To win again, Hogarth will have to turn back a strong field that starts with DuBois, the 46-year-old former professional who last week became the second-oldest player ever to capture the California Amateur when he defeated 17-year-old Joseph Bramlett of Saratoga, 2 & 1, in the 36-hole championship match at Pebble Beach Golf Links. DuBois finished tied for ninth at Hillcrest last year.

Other veteran players of note scheduled to play are: • Craig Steinberg, 47, of Oak Park, still chasing that elusive fifth SCGA Amateur title after winning four times in a 10-year-span. Steinberg is one of three players ever to win four SCGA Amateur titles; should he win another, he’d join Paul Hunter as the only five-time winner. • Scott McGihon, 37, of Bermuda Dunes, the 2000 SCGA Amateur and 2004 Trans-Mississippi Mid-Amateur champion, who was a quarterfinalist at last week’s California Amateur. McGihon, a middle school teacher and high school golf coach in the Coachella Valley, was runner-up to Hogarth last year. • Ed Cuff, 43, of Rancho Santa Fe (he recently moved from Murrieta), the 1998 California Amateur champion and 2002 SCGA Mid-Amateur runner-up (to McGihon). • John Pate, 45, of Santa Barbara, who won the centennial playing of this event in 1999 at Industry Hills and last week lost a 1-up-quarterfinal match to DuBois at the California Amateur. Pate, the 2000 SCGA Mid- Amateur champion, is the brother of six-time PGA Tour winner Steve Pate.

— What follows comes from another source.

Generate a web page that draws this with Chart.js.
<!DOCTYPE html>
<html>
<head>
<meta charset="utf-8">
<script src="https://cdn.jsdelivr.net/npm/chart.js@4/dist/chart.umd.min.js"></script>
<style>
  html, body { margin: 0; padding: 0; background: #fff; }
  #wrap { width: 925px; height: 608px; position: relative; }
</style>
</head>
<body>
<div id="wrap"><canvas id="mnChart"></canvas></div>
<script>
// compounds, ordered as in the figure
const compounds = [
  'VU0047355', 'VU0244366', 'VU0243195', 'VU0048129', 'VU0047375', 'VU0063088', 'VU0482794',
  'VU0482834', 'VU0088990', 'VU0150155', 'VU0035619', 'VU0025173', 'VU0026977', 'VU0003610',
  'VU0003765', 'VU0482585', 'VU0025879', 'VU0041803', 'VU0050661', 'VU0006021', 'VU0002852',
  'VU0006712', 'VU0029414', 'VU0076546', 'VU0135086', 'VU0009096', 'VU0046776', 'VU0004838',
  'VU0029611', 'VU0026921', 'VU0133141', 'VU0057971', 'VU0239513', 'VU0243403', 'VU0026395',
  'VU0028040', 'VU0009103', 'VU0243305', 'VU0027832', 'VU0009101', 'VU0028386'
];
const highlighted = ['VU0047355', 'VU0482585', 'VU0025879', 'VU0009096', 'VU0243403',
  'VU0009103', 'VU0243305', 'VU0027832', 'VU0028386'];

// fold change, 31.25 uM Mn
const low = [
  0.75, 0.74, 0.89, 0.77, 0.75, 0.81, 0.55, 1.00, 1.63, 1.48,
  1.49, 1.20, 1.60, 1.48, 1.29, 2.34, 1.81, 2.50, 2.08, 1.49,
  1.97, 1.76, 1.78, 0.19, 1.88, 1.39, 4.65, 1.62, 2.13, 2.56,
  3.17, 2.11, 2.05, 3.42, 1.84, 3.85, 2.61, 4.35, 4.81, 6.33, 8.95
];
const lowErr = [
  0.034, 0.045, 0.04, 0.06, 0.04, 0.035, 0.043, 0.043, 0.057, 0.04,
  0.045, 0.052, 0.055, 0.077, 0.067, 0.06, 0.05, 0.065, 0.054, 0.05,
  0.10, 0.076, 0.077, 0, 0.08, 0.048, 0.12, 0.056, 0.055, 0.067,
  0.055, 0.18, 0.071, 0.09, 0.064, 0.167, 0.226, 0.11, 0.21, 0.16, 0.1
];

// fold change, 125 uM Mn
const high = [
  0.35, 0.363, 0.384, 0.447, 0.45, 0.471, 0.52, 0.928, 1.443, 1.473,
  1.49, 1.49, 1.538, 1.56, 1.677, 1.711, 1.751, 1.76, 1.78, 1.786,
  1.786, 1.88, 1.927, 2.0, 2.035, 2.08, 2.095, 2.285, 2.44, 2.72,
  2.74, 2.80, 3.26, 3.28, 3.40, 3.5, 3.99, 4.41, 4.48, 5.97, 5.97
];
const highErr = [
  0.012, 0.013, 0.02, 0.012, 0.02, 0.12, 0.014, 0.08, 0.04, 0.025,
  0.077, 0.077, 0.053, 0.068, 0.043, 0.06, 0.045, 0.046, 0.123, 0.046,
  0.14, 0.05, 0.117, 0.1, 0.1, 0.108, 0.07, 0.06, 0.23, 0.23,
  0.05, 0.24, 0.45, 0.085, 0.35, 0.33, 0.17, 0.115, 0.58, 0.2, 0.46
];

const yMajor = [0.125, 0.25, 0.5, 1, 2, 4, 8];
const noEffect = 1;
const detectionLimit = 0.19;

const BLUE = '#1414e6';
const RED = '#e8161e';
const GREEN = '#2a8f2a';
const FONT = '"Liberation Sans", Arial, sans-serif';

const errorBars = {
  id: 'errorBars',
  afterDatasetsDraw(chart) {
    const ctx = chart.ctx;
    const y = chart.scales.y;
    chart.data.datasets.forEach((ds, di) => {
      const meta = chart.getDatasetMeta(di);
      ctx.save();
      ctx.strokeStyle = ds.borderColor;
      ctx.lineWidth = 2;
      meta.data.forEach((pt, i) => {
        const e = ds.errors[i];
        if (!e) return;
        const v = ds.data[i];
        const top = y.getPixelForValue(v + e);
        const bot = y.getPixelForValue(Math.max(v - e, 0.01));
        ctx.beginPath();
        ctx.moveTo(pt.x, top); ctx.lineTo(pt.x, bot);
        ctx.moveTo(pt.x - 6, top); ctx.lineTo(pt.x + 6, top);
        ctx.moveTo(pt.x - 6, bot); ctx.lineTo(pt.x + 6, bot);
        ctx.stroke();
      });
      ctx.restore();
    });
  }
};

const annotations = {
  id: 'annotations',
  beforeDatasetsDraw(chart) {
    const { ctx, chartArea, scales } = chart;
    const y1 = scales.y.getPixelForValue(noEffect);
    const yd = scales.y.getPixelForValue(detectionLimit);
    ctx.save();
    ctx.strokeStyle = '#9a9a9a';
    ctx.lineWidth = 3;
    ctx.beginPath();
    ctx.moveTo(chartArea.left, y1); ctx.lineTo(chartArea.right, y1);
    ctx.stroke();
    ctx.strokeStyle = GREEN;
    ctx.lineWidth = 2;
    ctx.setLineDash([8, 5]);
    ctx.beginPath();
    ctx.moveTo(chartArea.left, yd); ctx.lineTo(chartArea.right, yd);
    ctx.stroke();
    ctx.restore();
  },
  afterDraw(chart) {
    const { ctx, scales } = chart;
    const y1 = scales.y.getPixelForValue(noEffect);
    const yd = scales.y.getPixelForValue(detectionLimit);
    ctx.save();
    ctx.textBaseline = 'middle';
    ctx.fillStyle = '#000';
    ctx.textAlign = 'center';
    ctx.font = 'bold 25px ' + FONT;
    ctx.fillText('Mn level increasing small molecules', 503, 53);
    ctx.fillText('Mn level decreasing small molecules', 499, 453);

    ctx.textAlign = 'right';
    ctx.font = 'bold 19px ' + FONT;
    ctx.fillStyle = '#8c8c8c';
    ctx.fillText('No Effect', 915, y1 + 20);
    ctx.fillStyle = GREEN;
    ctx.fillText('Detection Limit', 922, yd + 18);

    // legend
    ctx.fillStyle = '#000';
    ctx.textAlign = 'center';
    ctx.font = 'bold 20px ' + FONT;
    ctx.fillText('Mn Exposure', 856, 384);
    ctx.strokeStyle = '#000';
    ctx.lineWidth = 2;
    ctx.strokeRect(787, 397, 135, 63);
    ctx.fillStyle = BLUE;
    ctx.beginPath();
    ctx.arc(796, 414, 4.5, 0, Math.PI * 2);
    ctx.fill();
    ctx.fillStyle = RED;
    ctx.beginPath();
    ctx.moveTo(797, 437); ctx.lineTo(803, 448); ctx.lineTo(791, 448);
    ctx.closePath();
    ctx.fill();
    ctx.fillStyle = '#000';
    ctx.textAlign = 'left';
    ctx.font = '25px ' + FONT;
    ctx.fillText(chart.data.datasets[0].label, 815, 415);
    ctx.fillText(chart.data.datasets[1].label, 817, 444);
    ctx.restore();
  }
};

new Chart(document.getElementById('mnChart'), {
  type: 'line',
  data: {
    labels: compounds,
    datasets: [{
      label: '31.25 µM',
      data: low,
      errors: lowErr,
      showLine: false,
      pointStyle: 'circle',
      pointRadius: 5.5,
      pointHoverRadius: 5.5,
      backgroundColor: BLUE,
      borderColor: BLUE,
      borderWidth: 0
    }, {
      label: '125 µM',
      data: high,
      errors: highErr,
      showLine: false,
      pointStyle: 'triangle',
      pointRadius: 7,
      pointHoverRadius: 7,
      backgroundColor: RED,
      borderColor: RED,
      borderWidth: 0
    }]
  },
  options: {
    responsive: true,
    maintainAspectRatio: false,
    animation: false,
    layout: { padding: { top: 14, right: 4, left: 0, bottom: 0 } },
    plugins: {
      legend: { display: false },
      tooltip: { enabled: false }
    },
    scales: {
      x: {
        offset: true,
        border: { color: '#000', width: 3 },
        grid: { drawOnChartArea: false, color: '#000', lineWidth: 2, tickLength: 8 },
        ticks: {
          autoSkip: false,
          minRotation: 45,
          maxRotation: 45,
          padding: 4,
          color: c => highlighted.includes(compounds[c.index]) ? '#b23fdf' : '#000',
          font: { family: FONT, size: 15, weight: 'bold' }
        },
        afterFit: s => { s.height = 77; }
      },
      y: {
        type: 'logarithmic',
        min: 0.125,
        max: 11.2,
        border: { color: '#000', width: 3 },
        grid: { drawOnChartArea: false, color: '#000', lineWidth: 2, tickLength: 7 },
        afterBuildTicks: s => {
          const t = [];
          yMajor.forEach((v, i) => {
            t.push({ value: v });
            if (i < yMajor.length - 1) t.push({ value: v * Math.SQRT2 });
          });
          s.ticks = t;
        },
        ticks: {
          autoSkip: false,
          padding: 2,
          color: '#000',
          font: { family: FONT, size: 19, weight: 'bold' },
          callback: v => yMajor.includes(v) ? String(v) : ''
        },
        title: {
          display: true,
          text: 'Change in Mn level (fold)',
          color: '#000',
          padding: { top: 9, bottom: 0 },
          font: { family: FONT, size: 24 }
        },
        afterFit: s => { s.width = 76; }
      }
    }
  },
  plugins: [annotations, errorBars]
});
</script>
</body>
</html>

Several younger players will likely challenge Hogarth, as well, including: • Recent USC graduate Nico Bollini of Yorba Linda, the 2002 SCGA Amateur champion; • Joshua Warthen of Pismo Beach (and San Diego State), the 2003 Southern California Community College champion; • Kevin Kim of Jamul, who won this year’s California Community College individual championship playing for SCGA President at Bill Cunerty. Earlier in the spring, he won the 2005 Rancho Santa Margarita Amateur, which was played at Tijeras Creek GC; • Brett Kanda of La Crescenta, this year’s CIF-SCGA High School Southern Regional champion; • Cameron Tringale of Laguna Niguel, who was runner-up to Kanda in the Southern Regional and finished 14th in the state tournament. Throughout its rich history, the SCGA Amateur has been won by some of the greatest golfers in history, including George Von Elm, Johnny Dawson, Bruce McCormick, Al Geiberger and, in 1994, Tiger Woods, who set single-round (62) and 72-hole (270) scoring records winning at Hacienda GC. Equally impressive are those who tried and failed to win the title, including such professional major winners as Craig Stadler, Corey Pavin, Scott Simpson, Mark O’Meara and Phil Mickelson.

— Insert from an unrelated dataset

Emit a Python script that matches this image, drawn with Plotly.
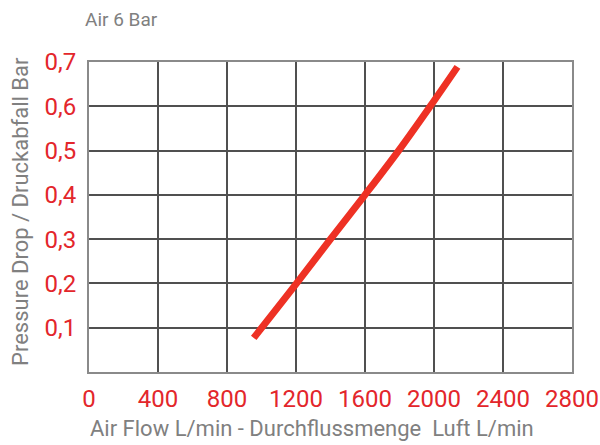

Founded in 1899, the Southern California Golf Association is one of the oldest and largest regional golf associations in the world, with more than 155,000 individuals who belong to more than 1,100 clubs in Southern California and Baja California. Among its many services, the SCGA provides handicap indexes for its members; uses its own state-of-the-art handicap computer system at all clubs in Southern California; provides course ratings and Slope ratings for all clubs in the association; publishes FORE Magazine, an award-winning, four-color bimonthly publication for members; publishes the annual Southern California Directory of Golf; runs one of the most dynamic golf web sites in the world; and conducts 13 championships and dozens of qualifying events for itself and the United States Golf Association.

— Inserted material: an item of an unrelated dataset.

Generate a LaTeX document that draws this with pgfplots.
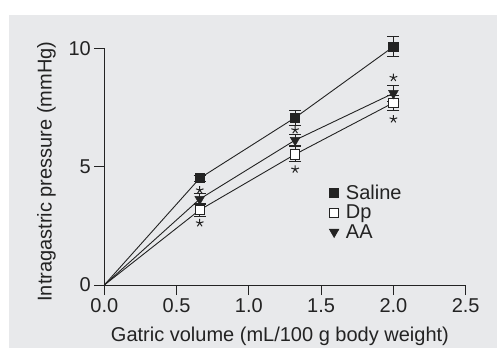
\documentclass[border=0pt]{standalone}
\usepackage{pgfplots}
\pgfplotsset{compat=1.18}
\usepackage{fontspec}
\setmainfont{Liberation Sans}
\definecolor{bg}{RGB}{232,233,235}
\definecolor{ln}{RGB}{35,35,35}
\newcommand\bigf{\fontsize{20bp}{24bp}\selectfont}
\pgfplotstableread{
x y e
0.66 4.51 0.12
1.32 7.07 0.32
2.00 10.07 0.42
}\tSal
\pgfplotstableread{
x y e
0.66 3.17 0.28
1.32 5.52 0.32
2.00 7.70 0.31
}\tDp
\pgfplotstableread{
x y e
0.66 3.63 0.22
1.32 6.12 0.22
2.00 8.10 0.35
}\tAA
\pgfplotstableread{
x y
0.66 4.01
0.66 2.62
1.32 6.55
1.32 4.89
2.00 8.76
2.00 7.01
}\tStars
\begin{document}
\begin{tikzpicture}[x=1bp,y=1bp]
\useasboundingbox (-104.3,-73) rectangle (392.7,285);
\fill[white] (-104.3,-73) rectangle (392.7,285);
\fill[bg] (-95.3,-63) rectangle (392.7,270);
\begin{axis}[
  at={(0,0)}, anchor=south west,
  scale only axis, width=361.4bp, height=236.7bp,
  xmin=0, xmax=2.5, ymin=0, ymax=10,
  clip=false,
  axis x line*=bottom, axis y line*=left,
  axis line style={ln, line width=0.9bp},
  xtick={0,0.5,1,1.5,2,2.5}, ytick={0,5,10},
  tick align=outside, major tick length=10bp,
  tick style={ln, line width=0.9bp},
  xticklabel style={/pgf/number format/.cd, fixed, fixed zerofill, precision=1},
  /pgf/number format/assume math mode=true,
  tick label style={font=\bigf, text=ln},
  label style={font=\bigf, text=ln},
  xlabel={Gatric volume (mL/100 g body weight)},
  ylabel={Intragastric pressure (mmHg)},
  xlabel style={at={(axis description cs:0.486,-0.2366)}, anchor=base},
  ylabel style={at={(axis description cs:-0.16,0.479)}, anchor=center},
  legend image code/.code={\draw[#1] plot coordinates {(0bp,0bp)};},
  legend cell align=left,
  legend style={draw=none, fill=none, font=\bigf, text=ln, inner sep=0pt,
    at={(axis cs:1.555,3.07)}, anchor=west, column sep=5bp},
]
% lines
\addplot[ln, line width=0.9bp, forget plot] coordinates {(0,0) (0.66,4.51) (1.32,7.07) (2.00,10.07)};
\addplot[ln, line width=0.9bp, forget plot] coordinates {(0,0) (0.66,3.17) (1.32,5.52) (2.00,7.70)};
\addplot[ln, line width=0.9bp, forget plot] coordinates {(0,0) (0.66,3.63) (1.32,6.12) (2.00,8.10)};
% markers with error bars
\addplot[ln, only marks, forget plot, mark=square*, mark size=4.6bp, mark options={fill=ln, draw=ln, line width=0.8bp},
  error bars/.cd, y dir=both, y explicit,
  error bar style={ln, line width=0.9bp},
  error mark options={rotate=90, mark size=6bp, ln, line width=0.9bp}]
  table[x=x, y=y, y error=e] {\tSal};
\addplot[ln, only marks, forget plot, mark=square*, mark size=4.6bp, mark options={fill=white, draw=ln, line width=0.8bp},
  error bars/.cd, y dir=both, y explicit,
  error bar style={ln, line width=0.9bp},
  error mark options={rotate=90, mark size=6bp, ln, line width=0.9bp}]
  table[x=x, y=y, y error=e] {\tDp};
\addplot[ln, only marks, forget plot, mark=triangle*, mark size=5.6bp, mark options={rotate=180, fill=ln, draw=ln, line width=0.5bp},
  error bars/.cd, y dir=both, y explicit,
  error bar style={ln, line width=0.9bp},
  error mark options={rotate=90, mark size=6bp, ln, line width=0.9bp}]
  table[x=x, y=y, y error=e] {\tAA};
% significance stars
\addplot[ln, only marks, forget plot, mark=star, mark size=4bp, mark options={line width=1bp}]
  table[x=x, y=y] {\tStars};
% legend
\addlegendimage{mark=square*, mark size=4.4bp, mark options={fill=ln, draw=ln, line width=0.8bp}}
\addlegendentry{Saline}
\addlegendimage{mark=square*, mark size=4.4bp, mark options={fill=white, draw=ln, line width=0.8bp}}
\addlegendentry{Dp}
\addlegendimage{mark=triangle*, mark size=5.6bp, mark options={rotate=180, fill=ln, draw=ln, line width=0.5bp}}
\addlegendentry{AA}
\end{axis}
\end{tikzpicture}
\end{document}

This is the longest standing championship conducted by the SCGA. Started in 1900, this event crowns the best amateur player of the Association. Since the inaugural event, the SCGA Amateur has enjoyed an illustrious history of great champions, including Tiger Woods and Al Geiberger to more recent stars including Beau Hossler and Patrick Cantlay. The event is open to members with a Handicap Index of 5.4 and below. Competitors undergo 18 holes of qualifying play in order to reach the final field of 84 players. In the Championship, players compete over 72 holes of stroke play with the top 42 and ties advancing after the first 36 holes. The championship site is traditionally held at the home club of the current SCGA President.